Given problem – In the listing below, locate the line with "Reproduce this chart with matplotlib." and the line with "return (x + DX * depth, y + DY * depth)", then output both and everything between them exactly, minus any pictures.

Records for this exercise –
_ _ _

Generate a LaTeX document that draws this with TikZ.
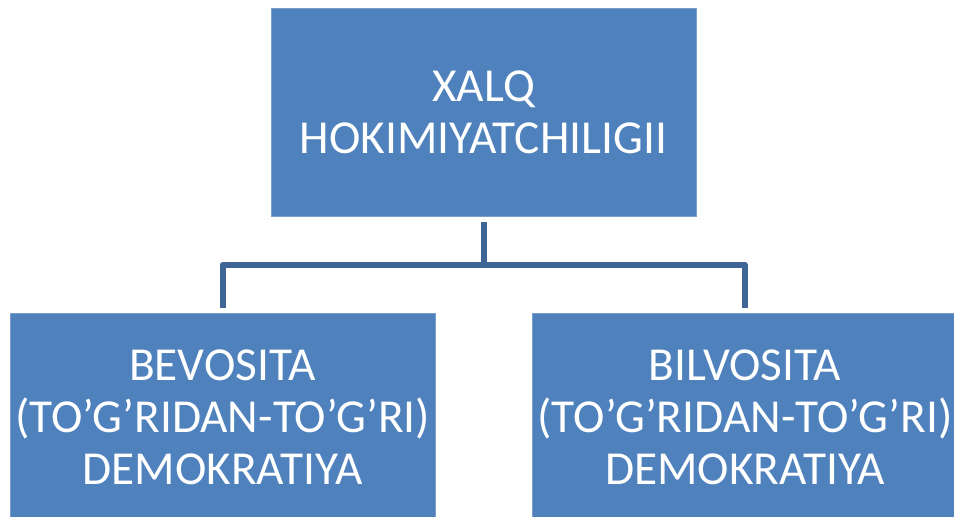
\documentclass[tikz,border=0pt]{standalone}
\usepackage{fontspec}
\setmainfont{Carlito}
\usepackage{tikz}
\definecolor{boxblue}{HTML}{4F81BD}
\definecolor{boxedge}{HTML}{7A9DCB}
\definecolor{linkblue}{HTML}{3F6597}

\begin{document}
\begin{tikzpicture}[x=1bp, y=-1bp,
  blockbox/.style={rectangle, fill=boxblue, draw=boxedge, line width=0.8bp,
    minimum width=425bp, minimum height=208bp, inner sep=0pt,
    text=white, align=center, font=\fontsize{47.5}{52}\selectfont},
  link/.style={draw=linkblue, line width=6bp, line join=round}]
\useasboundingbox (0,0) rectangle (954,517);

\node[blockbox] (top) at (483.5,112) {XALQ\\HOKIMIYATCHILIGII};
\node[blockbox] (bevo) at (222.5,417) {BEVOSITA\\(TO’G’RIDAN-TO’G’RI)\\DEMOKRATIYA};
\node[blockbox] (bilvo) at (745,417) {BILVOSITA\\(TO’G’RIDAN-TO’G’RI)\\DEMOKRATIYA};

\coordinate (fork) at (483.5,265);
  \draw[link] ([yshift=-6bp]top.south) -- (fork);
  \draw[link] ([yshift=5bp]bevo.north) |- (fork) -| ([yshift=5bp]bilvo.north);
\end{tikzpicture}
\end{document}
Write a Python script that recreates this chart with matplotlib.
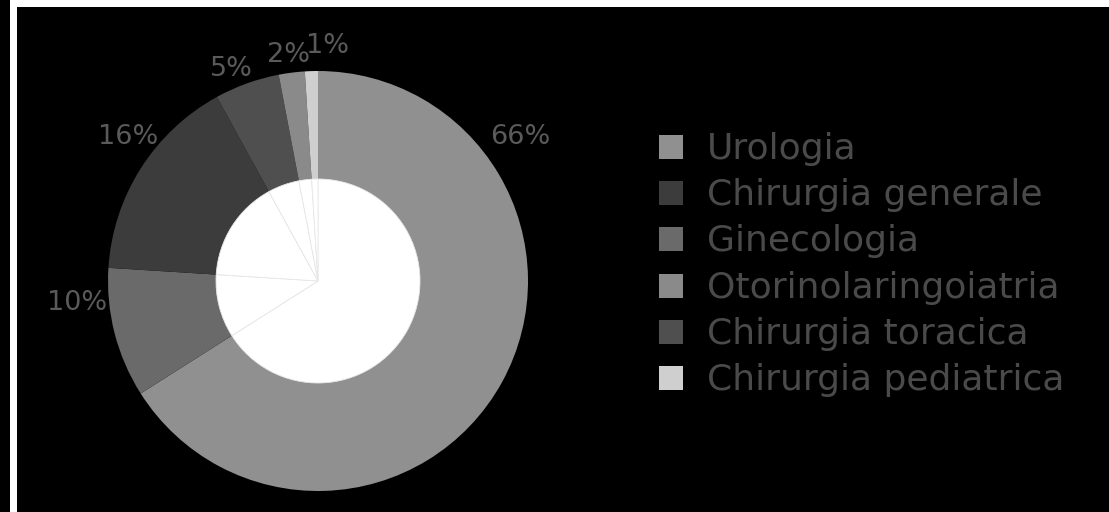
import matplotlib
matplotlib.use("Agg")
import matplotlib.pyplot as plt
from matplotlib.patches import Rectangle

# Reparti chirurgici e quote percentuali (ordine della legenda)
categories = ["Urologia", "Chirurgia generale", "Ginecologia",
              "Otorinolaringoiatria", "Chirurgia toracica", "Chirurgia pediatrica"]
shares = [66, 16, 10, 2, 5, 1]
colors = ["#8f908f", "#3c3c3c", "#6a6a6a", "#8a8a8a", "#4f4f4f", "#cfcfcf"]

# ordine in cui gli spicchi sono disposti in senso orario dall'alto
slice_order = [0, 2, 1, 4, 3, 5]

W, H = 1109, 512
fig = plt.figure(figsize=(W / 100, H / 100), dpi=100, facecolor="black")

# cornice bianca in alto e a sinistra
fig.patches.append(Rectangle((10 / W, 0), 7 / W, 1, transform=fig.transFigure,
                             facecolor="white", edgecolor="none", zorder=0))
fig.patches.append(Rectangle((16 / W, 1 - 7 / H), 1 - 16 / W, 7 / H,
                             transform=fig.transFigure, facecolor="white",
                             edgecolor="none", zorder=0))

ax = fig.add_axes([17 / W, 0, 1 - 17 / W, 1 - 7 / H])
ax.set_facecolor("black")

cx, cy = 318, H - 281
vals = [shares[i] for i in slice_order]
cols = [colors[i] for i in slice_order]

ax.pie(vals, colors=cols, startangle=90, counterclock=False, radius=210,
       center=(cx, cy), frame=True, wedgeprops=dict(edgecolor="none"))
# foro centrale bianco con i bordi degli spicchi appena visibili
ax.pie(vals, colors=["white"] * len(vals), startangle=90, counterclock=False,
       radius=102, center=(cx, cy), frame=True,
       wedgeprops=dict(edgecolor="#e8e8e8", linewidth=0.6))
ax.set_xlim(17, W)
ax.set_ylim(0, H - 7)
ax.set_aspect("equal")
ax.axis("off")

# etichette percentuali
label_pos = {0: (520, 137), 1: (128, 137), 2: (77, 303),
             3: (288, 55), 4: (231, 69), 5: (327, 46)}
for i, s in enumerate(shares):
    x, y = label_pos[i]
    ax.text(x, H - y, f"{s}%", color="#5a5a5a", fontsize=19.5,
            ha="center", va="center", family="DejaVu Sans")

# legenda
for k, (name, col) in enumerate(zip(categories, colors)):
    base = 159 + 46.2 * k
    ax.add_patch(Rectangle((659, H - base), 24, 24, facecolor=col,
                           edgecolor="none"))
    ax.text(707, H - base, name, color="#4a4a4a", fontsize=26,
            ha="left", va="baseline", family="DejaVu Sans")

fig.savefig("out.png", dpi=100, facecolor="black")
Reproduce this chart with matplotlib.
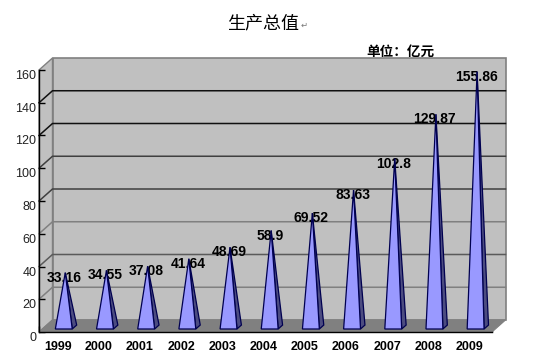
import matplotlib
matplotlib.use('Agg')
import matplotlib.pyplot as plt
from matplotlib.patches import Polygon

years = ['1999', '2000', '2001', '2002', '2003', '2004', '2005', '2006', '2007', '2008', '2009']
values = [33.16, 34.55, 37.08, 41.64, 48.69, 58.9, 69.52, 83.63, 102.8, 129.87, 155.86]
value_labels = ['33.16', '34.55', '37.08', '41.64', '48.69', '58.9', '69.52', '83.63', '102.8', '129.87', '155.86']
y_ticks = [0, 20, 40, 60, 80, 100, 120, 140, 160]
grid_colors = ['#808080', '#808080', '#5a5a5a', '#808080', '#404040', '#404040', '#101010', '#101010', '#808080']

W, H = 533, 359
# front plane of the chart in pixels
left, right, bottom, top = 39, 492, 332, 70
# depth of the 3d box in data units
DX = 13.5 / ((right - left) / len(years))
DY = 12 / ((bottom - top) / 160)

WALL = '#c0c0c0'
FLOOR = '#808080'
FACE = '#9999ff'
SIDE = '#4c4c80'
EDGE = '#000050'


def pt(x, y, depth=0.0):
    return (x + DX * depth, y + DY * depth)


def draw_spike(ax, i, v):
    half = 0.205
    d1, d2, d_top = 0.25, 0.58, 0.42
    apex = pt(i, v, d_top)
    shift = 0.02
    fl = pt(i - half + shift, 0, d1)
    fr = pt(i + half + shift, 0, d1)
    br = pt(i + half + shift, 0, d2)
    ax.add_patch(Polygon([fr, br, apex], fc=SIDE, ec=EDGE, lw=0.9, zorder=6))
    ax.add_patch(Polygon([fl, fr, apex], fc=FACE, ec=EDGE, lw=0.9, zorder=6))


fig = plt.figure(figsize=(W / 100, H / 100), dpi=100, facecolor='white')
ax = fig.add_axes([left / W, 1 - bottom / H, (right - left) / W, (bottom - top) / H])
ax.set_xlim(-0.5, len(years) - 0.5)
ax.set_ylim(0, 160)
ax.patch.set_visible(False)
for s in ['top', 'right']:
    ax.spines[s].set_visible(False)
for s in ['left', 'bottom']:
    ax.spines[s].set_linewidth(1.0)
    ax.spines[s].set_color('black')
    ax.spines[s].set_zorder(8)

x0, x1 = ax.get_xlim()
# back wall, side wall, floor
ax.add_patch(Polygon([pt(x0, 0, 1), pt(x1, 0, 1), pt(x1, 160, 1), pt(x0, 160, 1)],
                     fc=WALL, ec='#808080', lw=1.2, clip_on=False, zorder=1))
ax.add_patch(Polygon([pt(x0, 0), pt(x0, 0, 1), pt(x0, 160, 1), pt(x0, 160)],
                     fc=WALL, ec='#808080', lw=1.0, clip_on=False, zorder=1))
ax.add_patch(Polygon([pt(x0, 0), pt(x1, 0), pt(x1, 0, 1), pt(x0, 0, 1)],
                     fc=FLOOR, ec='#808080', lw=0.8, clip_on=False, zorder=2))

for t, c in zip(y_ticks, grid_colors):
    if t == 0 or t == 160:
        continue
    xs, ys = zip(pt(x0, t), pt(x0, t, 1), pt(x1, t, 1))
    ax.plot(xs, ys, color=c, lw=1.1, clip_on=False, zorder=3)

ax.set_yticks(y_ticks)
ax.set_yticklabels([str(t) for t in y_ticks], fontsize=9, family='Liberation Sans', color='#222222')
ax.set_xticks([i - 0.5 for i in range(len(years) + 1)])
ax.set_xticklabels([])
ax.tick_params(axis='y', direction='in', length=4, width=1, pad=2, color='black')
ax.tick_params(axis='x', direction='in', length=4, width=1, color='black')
for lab in ax.get_yticklabels():
    lab.set_verticalalignment('top')

for i, (year, v, lab) in enumerate(zip(years, values, value_labels)):
    draw_spike(ax, i, v)
    ax.annotate(lab, pt(i, v, 0.42), xytext=(-1, -5), textcoords='offset pixels',
                ha='center', va='center', fontsize=10, fontweight='bold', color='black',
                family='Liberation Sans', zorder=5, annotation_clip=False)
    ax.annotate(year, (i, 0), xytext=(-2, -15), textcoords='offset pixels',
                ha='center', va='center', fontsize=9, fontweight='bold', color='black',
                family='Liberation Sans', annotation_clip=False)

cjk = ['Noto Sans CJK SC', 'DejaVu Sans']
fig.text(263 / W, 1 - 23 / H, '生产总值', ha='center', va='center', fontsize=13, fontweight='medium', family=cjk, color='black')
fig.text(304 / W, 1 - 25 / H, '↵', ha='center', va='center', fontsize=6, family=cjk, color='#777777')
fig.text(366 / W, 1 - 52 / H, '单位：亿元', ha='left', va='center', fontsize=9.8, fontweight='bold', family=cjk, color='black')

fig.savefig('out.png', dpi=100, facecolor='white')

_ _ _

Final answer –
Reproduce this chart with matplotlib.
import matplotlib
matplotlib.use('Agg')
import matplotlib.pyplot as plt
from matplotlib.patches import Polygon

years = ['1999', '2000', '2001', '2002', '2003', '2004', '2005', '2006', '2007', '2008', '2009']
values = [33.16, 34.55, 37.08, 41.64, 48.69, 58.9, 69.52, 83.63, 102.8, 129.87, 155.86]
value_labels = ['33.16', '34.55', '37.08', '41.64', '48.69', '58.9', '69.52', '83.63', '102.8', '129.87', '155.86']
y_ticks = [0, 20, 40, 60, 80, 100, 120, 140, 160]
grid_colors = ['#808080', '#808080', '#5a5a5a', '#808080', '#404040', '#404040', '#101010', '#101010', '#808080']

W, H = 533, 359
# front plane of the chart in pixels
left, right, bottom, top = 39, 492, 332, 70
# depth of the 3d box in data units
DX = 13.5 / ((right - left) / len(years))
DY = 12 / ((bottom - top) / 160)

WALL = '#c0c0c0'
FLOOR = '#808080'
FACE = '#9999ff'
SIDE = '#4c4c80'
EDGE = '#000050'


def pt(x, y, depth=0.0):
    return (x + DX * depth, y + DY * depth)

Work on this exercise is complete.